YÜKSEK TEKNOLOJİ ŞART
Kalkınmanın ve refahın artması için yüksek teknolojili ürünler geliştirmek gerektiğine vurgu yapan ekonomistler, eleştirilerini ise şöyle sıraladı: “Yüksek ve orta yüksek teknoloji ürünlerinde dış ticaret açığınız sistematik olarak açık veriyorsa, ihracatının içindeki payı yüzde 4’ü bile aşamıyor ve yıllardır aynı seviyelerde kalıyorsa, teknoloji ile şekillenen bir dünya rekabetinde endişe verici boyutta geride kaldığınız için durup düşünmemiz gerekir! Ülkemize yap-işlet-devret modeliyle yapılan yol, köprü, tünel gibi yatırımları ekonominin gelişmesi yerine, vatandaşın sırtına yük oluşturacak şekilde ve sürekli borçlanarak yapıyorsanız ortada iktisadi büyüme değil, yoksullaşma ve borçlanma var demektir.

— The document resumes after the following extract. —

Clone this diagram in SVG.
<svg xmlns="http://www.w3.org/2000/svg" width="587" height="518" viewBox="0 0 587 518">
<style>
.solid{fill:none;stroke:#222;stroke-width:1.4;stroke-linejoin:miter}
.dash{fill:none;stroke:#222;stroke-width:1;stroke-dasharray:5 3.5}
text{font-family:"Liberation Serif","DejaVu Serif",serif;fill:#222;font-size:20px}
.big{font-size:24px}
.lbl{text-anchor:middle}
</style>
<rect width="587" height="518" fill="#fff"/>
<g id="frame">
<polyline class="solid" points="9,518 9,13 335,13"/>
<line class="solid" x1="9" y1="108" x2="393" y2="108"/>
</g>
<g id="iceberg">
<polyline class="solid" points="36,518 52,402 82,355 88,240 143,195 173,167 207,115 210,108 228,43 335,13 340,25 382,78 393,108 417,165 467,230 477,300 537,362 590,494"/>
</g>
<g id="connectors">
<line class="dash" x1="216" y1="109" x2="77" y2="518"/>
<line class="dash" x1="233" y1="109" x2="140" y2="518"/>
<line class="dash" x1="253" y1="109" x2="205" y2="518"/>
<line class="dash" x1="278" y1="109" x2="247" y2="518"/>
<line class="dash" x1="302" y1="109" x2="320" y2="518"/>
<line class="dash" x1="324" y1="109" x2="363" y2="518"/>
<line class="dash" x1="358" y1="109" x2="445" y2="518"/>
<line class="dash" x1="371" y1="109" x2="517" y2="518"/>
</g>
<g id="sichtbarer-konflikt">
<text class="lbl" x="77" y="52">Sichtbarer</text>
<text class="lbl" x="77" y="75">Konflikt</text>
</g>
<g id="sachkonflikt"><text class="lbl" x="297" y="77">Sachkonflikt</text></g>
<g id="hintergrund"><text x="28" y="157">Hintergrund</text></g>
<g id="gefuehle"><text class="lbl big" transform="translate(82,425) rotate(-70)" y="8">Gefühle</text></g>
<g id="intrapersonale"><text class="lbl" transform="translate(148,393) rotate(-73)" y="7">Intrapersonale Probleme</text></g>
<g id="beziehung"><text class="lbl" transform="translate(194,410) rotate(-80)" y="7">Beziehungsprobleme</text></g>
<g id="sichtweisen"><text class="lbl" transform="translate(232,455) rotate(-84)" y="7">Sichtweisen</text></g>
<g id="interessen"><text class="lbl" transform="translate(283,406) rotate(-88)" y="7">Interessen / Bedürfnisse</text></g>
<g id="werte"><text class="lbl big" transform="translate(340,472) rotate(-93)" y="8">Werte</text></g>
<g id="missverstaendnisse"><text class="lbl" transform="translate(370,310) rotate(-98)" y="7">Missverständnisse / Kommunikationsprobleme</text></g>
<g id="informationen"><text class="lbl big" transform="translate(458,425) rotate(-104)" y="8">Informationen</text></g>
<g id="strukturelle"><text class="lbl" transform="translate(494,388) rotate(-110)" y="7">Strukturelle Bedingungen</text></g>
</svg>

DÜNYA ÖLÇEĞİNDE SES GETİREN NİTELİKLİ MARKALARIMIZ OLMALI
Dünya ölçeğinde ilk 20’ye giren marka sayısının da arttırılması kalkınma için olmazsa olmaz bir diğer ayrıntı olarak veriliyor. Ekonomistlere göre dünya ölçeğinde nitelikli markalar yoksa G20 ülkelerinin içinde olmanın ve büyüme rakamının da hiçbir anlamı yok.

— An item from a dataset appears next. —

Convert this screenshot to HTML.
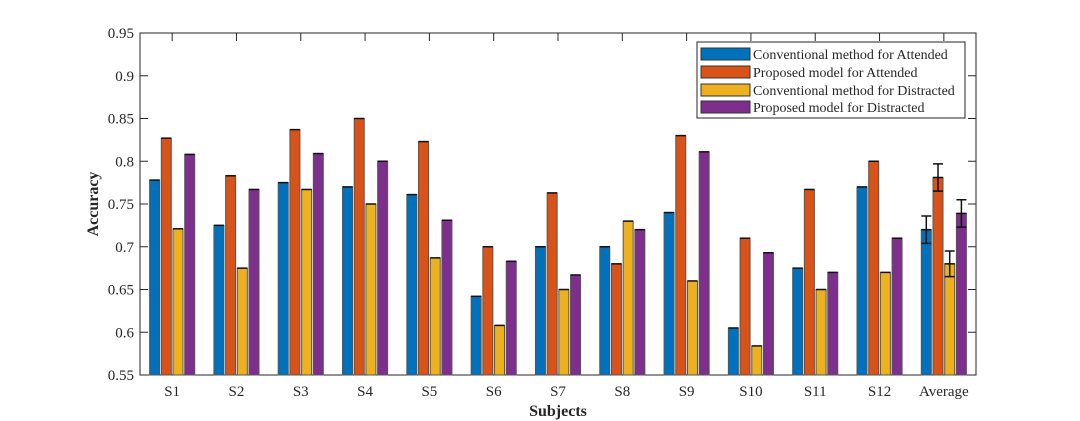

TASARRUF YILINDA BÜTÇE AÇIĞI REKORU KIRILDI
Öte yandan her yıl 1 milyona yakın üniversite mezununun sadece yarısına iş yaratma kapasitesine sahip bir ülkede, yüzde 5 büyümenin yeterli olmadığı, tasarruf yılı ilan edilen 2024 yılında Cumhuriyet tarihinin rekor bütçe açığı olan 2,1 trilyon lira açık verdiği, bu gelirin de vatandaşa gitmediği dikkat çekilen diğer unsurlar olarak öne çıktı. Ekonomistlerin üzerinde durduğu diğer önemli konulara yorumları ise şöyle, “Fahiş faizli borçlara ödediğimiz faiz ise 1,2 trilyon liradan 1,9 trilyon liraya çıkmış, 1 yıl içinde bulmamız gereken döviz, yani kısa vadeli dış borç ödemesi ve cari açık finansmanı 230 milyar dolardan 270 milyar dolara ulaşmış, üstelik bunları hemen her gün salınan yeni vergilerle ve vergi gelirlerini yüzde 62 artırarak yapmışsanız, şimdi bu verileri nereye koyacağız! Özetle vatandaş daha fazla borçlu ve yoksul hale dönüşmüş, buna başarı denemez!”